Monthly SBP costs are not included in your taxable Federal income. The true cost for SBP is therefore less than the amount deducted from retired pay because less Federal tax will be paid. As an example, if you are in the 28 percent Federal and State tax bracket, the true cost of a $100 SBP premium is $72. The $72 should be used when comparing the cost of SBP to a comparable cost of commercial life insurance. SBP payments to survivors are taxable, but spouses usually receive benefits when their total income is less and the extra tax exemption for being over age 65 is applicable.
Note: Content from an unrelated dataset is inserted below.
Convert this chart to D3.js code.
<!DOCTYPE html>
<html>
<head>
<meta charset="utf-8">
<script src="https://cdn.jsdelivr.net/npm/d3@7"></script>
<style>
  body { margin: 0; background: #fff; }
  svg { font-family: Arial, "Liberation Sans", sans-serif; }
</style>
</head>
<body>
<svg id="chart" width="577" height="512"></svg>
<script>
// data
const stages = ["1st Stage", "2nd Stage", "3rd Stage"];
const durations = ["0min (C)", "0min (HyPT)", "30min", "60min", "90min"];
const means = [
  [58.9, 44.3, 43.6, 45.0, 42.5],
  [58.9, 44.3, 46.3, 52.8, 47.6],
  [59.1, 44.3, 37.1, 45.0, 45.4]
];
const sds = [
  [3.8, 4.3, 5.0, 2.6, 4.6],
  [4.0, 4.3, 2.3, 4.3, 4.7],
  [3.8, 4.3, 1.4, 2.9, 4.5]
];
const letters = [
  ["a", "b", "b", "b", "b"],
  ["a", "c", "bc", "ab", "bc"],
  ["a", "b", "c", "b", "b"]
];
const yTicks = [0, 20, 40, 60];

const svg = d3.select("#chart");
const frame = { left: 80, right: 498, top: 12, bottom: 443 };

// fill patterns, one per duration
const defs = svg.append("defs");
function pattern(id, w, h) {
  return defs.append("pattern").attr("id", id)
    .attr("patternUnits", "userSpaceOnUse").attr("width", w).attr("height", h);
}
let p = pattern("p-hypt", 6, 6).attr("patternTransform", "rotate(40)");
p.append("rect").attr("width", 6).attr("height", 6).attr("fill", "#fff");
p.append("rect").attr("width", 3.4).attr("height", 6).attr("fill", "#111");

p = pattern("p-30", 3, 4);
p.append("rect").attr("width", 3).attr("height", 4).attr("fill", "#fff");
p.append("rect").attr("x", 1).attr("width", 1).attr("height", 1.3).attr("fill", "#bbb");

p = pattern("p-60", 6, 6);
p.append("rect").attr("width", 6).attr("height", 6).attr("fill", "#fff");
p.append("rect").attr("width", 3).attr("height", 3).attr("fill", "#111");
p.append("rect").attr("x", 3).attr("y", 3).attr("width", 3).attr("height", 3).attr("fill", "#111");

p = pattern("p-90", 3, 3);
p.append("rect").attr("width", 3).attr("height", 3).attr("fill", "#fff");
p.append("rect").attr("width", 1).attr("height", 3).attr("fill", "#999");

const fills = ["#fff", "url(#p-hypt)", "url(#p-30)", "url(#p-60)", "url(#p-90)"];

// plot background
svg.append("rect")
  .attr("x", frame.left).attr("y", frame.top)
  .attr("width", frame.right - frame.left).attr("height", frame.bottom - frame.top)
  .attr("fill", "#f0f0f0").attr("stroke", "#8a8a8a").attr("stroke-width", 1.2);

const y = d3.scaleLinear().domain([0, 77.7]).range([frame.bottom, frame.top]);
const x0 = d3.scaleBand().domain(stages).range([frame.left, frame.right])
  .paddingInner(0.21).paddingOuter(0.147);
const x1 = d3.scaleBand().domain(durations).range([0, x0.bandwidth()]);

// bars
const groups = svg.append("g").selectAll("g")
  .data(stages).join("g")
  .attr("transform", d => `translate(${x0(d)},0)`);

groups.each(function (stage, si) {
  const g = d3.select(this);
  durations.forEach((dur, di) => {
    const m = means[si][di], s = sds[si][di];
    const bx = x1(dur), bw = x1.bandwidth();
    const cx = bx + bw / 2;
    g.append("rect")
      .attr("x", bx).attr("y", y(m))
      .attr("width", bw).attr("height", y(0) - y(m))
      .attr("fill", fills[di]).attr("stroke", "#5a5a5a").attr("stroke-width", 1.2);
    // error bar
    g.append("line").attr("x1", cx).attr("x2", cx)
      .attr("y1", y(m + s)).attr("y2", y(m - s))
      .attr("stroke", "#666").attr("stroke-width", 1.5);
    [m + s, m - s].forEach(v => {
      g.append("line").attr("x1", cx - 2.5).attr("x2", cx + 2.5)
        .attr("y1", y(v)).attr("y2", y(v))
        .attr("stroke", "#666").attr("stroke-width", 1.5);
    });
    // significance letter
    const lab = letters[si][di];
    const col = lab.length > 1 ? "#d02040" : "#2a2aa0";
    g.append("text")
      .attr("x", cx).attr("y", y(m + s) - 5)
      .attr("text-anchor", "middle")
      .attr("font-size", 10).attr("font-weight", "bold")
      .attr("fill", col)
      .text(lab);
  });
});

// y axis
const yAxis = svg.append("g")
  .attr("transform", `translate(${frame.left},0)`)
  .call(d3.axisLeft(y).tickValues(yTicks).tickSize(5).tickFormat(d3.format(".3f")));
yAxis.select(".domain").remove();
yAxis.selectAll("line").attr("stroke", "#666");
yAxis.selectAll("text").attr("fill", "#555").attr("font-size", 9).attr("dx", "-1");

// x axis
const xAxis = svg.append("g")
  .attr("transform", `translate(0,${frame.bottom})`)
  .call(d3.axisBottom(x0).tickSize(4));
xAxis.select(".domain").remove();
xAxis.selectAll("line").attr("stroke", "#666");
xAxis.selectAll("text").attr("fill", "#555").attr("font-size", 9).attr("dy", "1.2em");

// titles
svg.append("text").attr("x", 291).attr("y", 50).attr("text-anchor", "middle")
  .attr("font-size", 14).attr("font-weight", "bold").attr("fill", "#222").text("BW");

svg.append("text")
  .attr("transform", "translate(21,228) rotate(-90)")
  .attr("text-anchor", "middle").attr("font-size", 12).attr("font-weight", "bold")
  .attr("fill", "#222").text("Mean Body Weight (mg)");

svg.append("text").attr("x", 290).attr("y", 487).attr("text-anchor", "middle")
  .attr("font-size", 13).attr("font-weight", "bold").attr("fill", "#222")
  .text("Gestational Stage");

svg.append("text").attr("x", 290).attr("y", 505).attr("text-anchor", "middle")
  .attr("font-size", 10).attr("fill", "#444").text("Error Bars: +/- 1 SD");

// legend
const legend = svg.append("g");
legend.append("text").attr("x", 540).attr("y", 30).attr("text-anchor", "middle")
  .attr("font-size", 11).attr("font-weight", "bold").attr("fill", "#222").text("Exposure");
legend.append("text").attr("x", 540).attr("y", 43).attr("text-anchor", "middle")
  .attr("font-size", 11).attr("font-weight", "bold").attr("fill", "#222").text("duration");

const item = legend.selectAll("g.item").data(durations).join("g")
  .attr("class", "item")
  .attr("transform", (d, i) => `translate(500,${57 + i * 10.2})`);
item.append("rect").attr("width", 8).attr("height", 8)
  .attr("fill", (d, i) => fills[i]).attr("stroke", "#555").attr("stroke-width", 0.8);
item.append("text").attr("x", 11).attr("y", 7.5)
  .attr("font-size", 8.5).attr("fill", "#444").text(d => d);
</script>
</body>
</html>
The surviving spouse's tax rate is likely to be lower and a long-run significant tax savings would result.
Loss of Spouse
If your spouse dies first or you get divorced, SBP costs will stop (once you notify DFAS).
In divorce cases, spouse coverage may be converted to former spouse coverage.
In some instances of divorce, conversion to provide coverage for the former spouse may be required by court order.
Unmarried at Retirement
The member who is unmarried upon retirement may elect SBP coverage for the first spouse acquired after retiring. However, the election must be submitted to DFAS before the first anniversary of that marriage.